FPB National Chairman Len Collinson said employers would view the decision with a sense of dread.
“Small firms consistently see employment law as a fundamental barrier to growth,’ he said. “Business owners are bewildered and exasperated by the sheer complexity of employment law. They desperately want to see the administrative burden of employment law simplified and reduced not complicated and increased.”
Case background
William Majrowski, an audit co-ordinator for Guy's and St Thomas's NHS Trust, was harassed at work by his line manager. He made an internal complaint, which found he had been subjected to homophobic harassment. He later sued his employers under the Protection from Harassment Act 1997, arguing they were vicariously liable for the behaviour of the manager who harassed him.
His claim was struck out by the County Court on the grounds that this statute does not permit vicarious liability but in March last year, as Workplace Law previously reported, the Court of Appeal overturned that decision and that successful appeal has now been confirmed by the House of Lords with important implications.
The House of Lords judgment confirms that the Protection from Harassment Act 1997, which was originally enacted to combat stalkers, applies to harassment of all types and protects employees while they are at work as elsewhere.
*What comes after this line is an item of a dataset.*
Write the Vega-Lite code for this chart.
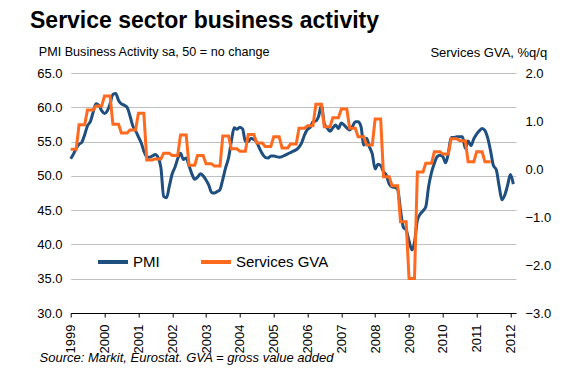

Where one employee, in the scope of his or her employment, harasses another employee or for that matter anyone else, the employer will be vicariously liable for that harassment if a sufficiently clear link between the work and the harassment can be established.
Importantly under the Act it is not necessary for the victim of the harassment to prove they have suffered an injury (whether physical or psychiatric). Also harassment is not specifically defined by the Act and may cover many types of situation in which an employee is caused alarm, anxiety or distress. Thus damages may be claimed in cases of bullying in which there is no apparent element of race or sex discrimination.
Moreover if claims are pursued under the Protection from Harassment Act employees will have a six year window in which they can bring a case. By contrast the time period for filing a discrimination claim via an employment tribunal is normally three to six months after the last alleged incident occurred. Damages awarded by the two routes are likely to be similar but by pursuing an anti harassment claim via the courts a successful claimant could recover costs. In tribunals, parties typically pay their own costs.